# Horses eating their own poo?



## Stacie_and_Jed (13 September 2009)

I had a conversation with a friend earlier who's horse hasnt been himself recently. Really lathargic and not looking full of life like he normall does.

She noticed that the other day when bringing him in he done a poo then turned around and started eating it! The only time i have seen this is in foals but ive never known why they do it?

Any ideas?


----------



## Paint it Lucky (13 September 2009)

I have known horses do it on competition yards where they are in most of the time with limited hay (a small net in morning and one at night).  So most of the day they have nothing to do, I think it is a combination of boredom and hunger.

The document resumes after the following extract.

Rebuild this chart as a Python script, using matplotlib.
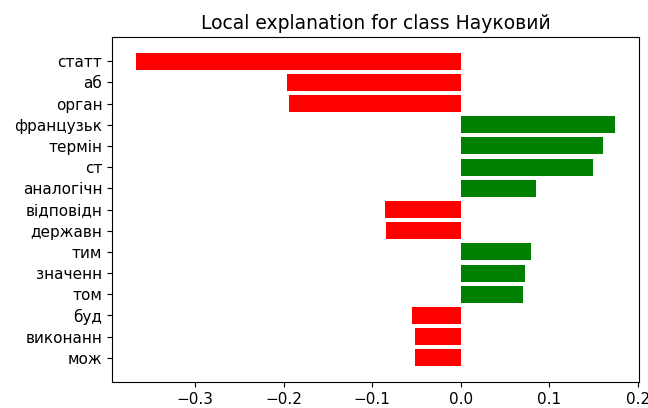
import numpy as np
import matplotlib
matplotlib.use('Agg')
import matplotlib.pyplot as plt

# LIME weights, top feature first
features = ['статт', 'аб', 'орган', 'французьк', 'термін', 'ст', 'аналогічн',
            'відповідн', 'державн', 'тим', 'значенн', 'том', 'буд', 'виконанн', 'мож']
weights = [-0.367, -0.196, -0.194, 0.1745, 0.1605, 0.150, 0.0855,
           -0.085, -0.084, 0.080, 0.073, 0.071, -0.055, -0.052, -0.052]
class_name = 'Науковий'

vals = weights[::-1]
names = features[::-1]
colors = ['green' if v > 0 else 'red' for v in vals]
pos = np.arange(len(vals)) + .5

fig = plt.figure(figsize=(6.48, 4.08), dpi=100)
ax = fig.add_axes([112/648, 26/408, 527/648, 345/408])
ax.barh(pos, vals, align='center', color=colors)
ax.set_yticks(pos)
ax.set_yticklabels(names)
ax.tick_params('both', labelsize=11)
ax.set_title('Local explanation for class ' + class_name, fontsize=13.5)

fig.savefig('out.png', dpi=100)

Your case sounds a bit different!  Sometimes 'Coprophagia'-that's the posh name for poo eating, don't know if you look it up you mind find something usefull.  Butsometimes it is due to lack of nutrients so she may want to look at his diet especially as he's been under the weather.


----------



## Paint it Lucky (13 September 2009)

Just found this article which may be helpfull:

http://www.petplace.com/horses/coprophagia-in-horses/page1.aspx

PS: If a box comes up saying you have to register before reading it, just press 'close window' and then it lets you read it anyway.


----------



## Donkeymad (13 September 2009)

It's a pretty normal action for a horse not quite iteslef. As with foals, it is simply acquiring or replacing good bacteria in it's gut.


----------



## Spottyappy (13 September 2009)

Hi, My horse also eats his poo and that of his alpha male herd leader!
As Donklet said, I believe its a vitamin deficiency. I now feed oilavite, from NAF and that has solved my problem. 
Hope this helps.


----------



## Pedantic (13 September 2009)

I posted on this a couple of weeks ago as I caught mine doing it, first time in 5 years I have ever seen him doing it, he has a good diet as he is on Spillers Happy Hoof which is supposed to be a complete feed on it's own, plus he gets Baileys outshine added in plus Apple and carrots all twice a day, Glucosamine, plus hay as and when and there is grass in the field as well, he is not underweight,  so I cant see it being lack of vits and mins, I havent seen him doing it since and we flew round a 12 mile ride today with jumps, so it could be a one off, funny that you have just seen yours doing it, wonder if it's a "going into winter" thing !!


----------



## My_chestnut_mare (13 September 2009)

It is a sign that a horse is lacking something in its diet i think or lacking some sort of vitamin. Also it is/can be a sign of boredom


----------



## kellyeaton (14 September 2009)

horses usually do this if they are lacking in something? vits/mins fibre or micro flora!x


----------